5. Would writing code that connects to our SQL database and reading the table that contains all the rewrites be a good idea or a bad one?

Thanks in advance,

Eytan

Coordinator
May 5, 2010 at 1:22 PM

1. I have no idea.  You'd have to test it, but I don't know what you would compare to.  "worse" than what?

2. I have never tested it this way.  Millions of URLs on a single server is out of the normal range, in my experience.

3. I don't know.  I surely don't test IIRF this way.  It sounds like you could, though.

4. IIRF reads the vdir-specific ini file on the request thread.  For each request, IIRF checks the timestamp on the file. If the file is changed, then IIRF re-reads the configuration.  The latency of reading the configuration will be incurred on the HTTP Request.  If you have millions of lines, then you'll want to avoid changing the ini file during normal server operation.

5. I don't know exactly what you're asking here.   "Would writing the code... be a good idea or a bad one?"  I don't know what code you mean, where it would run, and I'm not sure how you're judging whether it's a good idea.

 

If I were you I would first try RewriteMap.  It is designed specifically for cases where regex is inappropriate.  If your map of incoming to outgoing URLs is defined in the data of  SQL Server table, then I'd try to automatically generate the map txt file ini the format required by IIRF, from a SQL Server query.  If this doesn't work - if the performance of IIRF when using millions of lines in the map is unacceptable -  then the next thing I'd do, if I were you, is modify IIRF source code to do the SQL Server query directly.  This would involve defining a new map type.  Currently there are two: "txt", implying a text file with a simple lookup, and "rnd" implying a text file with random mapping between options.  I'm imagining a new map type "sql", which does a lookup in the database for each incoming URL.  Maybe this is what you were intending by your question #5.

Performing a sql query to map one URL to another will surely be faster than the simple text lookup that is currently supported in IIRF.  Let me describe how the txt map works today:  The map is a simple table of keys and values.  All maps in IIRF are kept completely in working memory.  If you have 1 million rows in your map, in IIRF, there will be 1 million pointers.  (Will it scale to this level?  I don't know.  Each item in the map consumes 14 bytes, plus the length of the input and output strings you map.  If you have a million items, and each input string and output string averages 32 bytes, that implies 80mb in memory in that data structure. It's large but not impossibly so. )

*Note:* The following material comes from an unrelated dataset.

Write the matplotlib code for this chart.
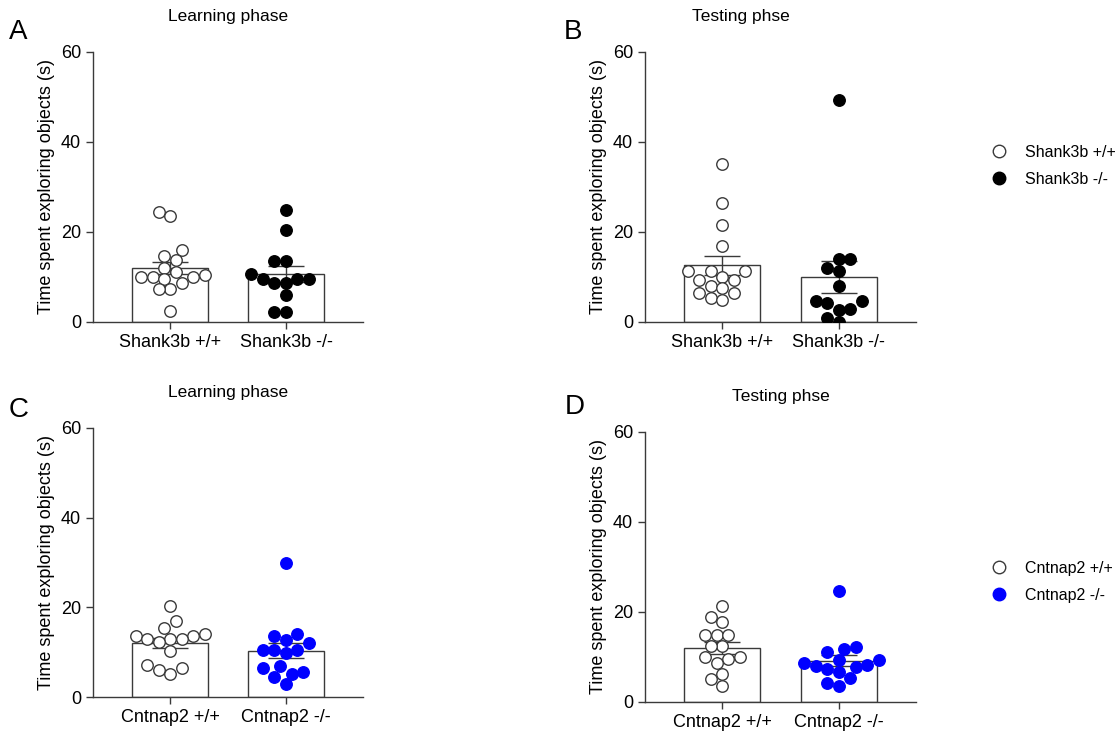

A map is used in a RewriteRule, to generate the replacement or "output" string.  For each URL that is processed with a map, IIRF successively works through each map item. For each item, IIRF compares the incoming URL (or a portion of the incoming URL) to the key in the map item.  If there's a match, then IIRF emits the value in that map item.  If it doesn't match, then IIRF goes to the next map item.   Read the documentation for more info on RewriteMap. 

Doing a SQL query to perform this map will likely be much faster than IIRF, as you scale to the millions of rows.  SQL has an intelligent query engine, indexing, caching, and optimization strategies that are not implemented in IIRF's simplistic approach.  There's a downside of using multiple processes, and the corresponding context-switch implied.  I'm guessing the performance benefit of SQL Server would more than compensate.   As I said, I haven't tested this so I don't know for sure.

Here's an old article that describes how to connect from a C application like IIRF to SQL Server: http://msdn.microsoft.com/en-us/library/ms811006.aspx

The last thing I'd suggest is that, if after trying the SQL-driven map engine, you find that the performance is still not acceptable, you will want to scale out to multiple IIS servers. This is easily done with request routing, a thing you can also do with IIRF.  All the requests for URLs that begin with [A-E] can go to server 1,  All requests beginning with [F-M] can go to server 2, etc.  You can use as many clones as you need, and bucket the requests in any way you like.  Then, the same URL mapping can be done on each particular "clone" server.

 

May 7, 2010 at 12:32 AM

Cheeso, that's a *really* good reply, I'm impressed.  However I'm trying to think of a situation where you'd want to map millions of URLs that cannot be modeled in a reasonable set of rules.  Isn't that the point of regex, that it's so flexible that it can handle almost any setup (it better have some benefit, because it's sure nearly impossible to read ;-) )?.  Usually the only situations I've come across that have millions of URLs are database driven sites, and those shouldn't be too hard to setup standard regex rules for.  Even if you're using random-like IDs in the database to identify objects, you should be able to setup db queries that use other keys for lookup.

Coordinator
May 7, 2010 at 2:27 AM
Edited May 7, 2010 at 2:28 AM

Ha, thanks Randy.  I just started thinking about it and off I went.

Ya, I also had trouble envisioning a situation that would really require millions of records. 
I'm with you, I figure regex could be used to group common URLs.  But I've been surprised before.  So,...

The most plausible scenario I can imagine is some kind of a unauthorized link or content syndicator.

Just to keep track, I wrote up the workitem for the database map - http://iirf.codeplex.com/WorkItem/View.aspx?WorkItemId=26978 .
I haven't committed to doing the work, though. Not yet anyway.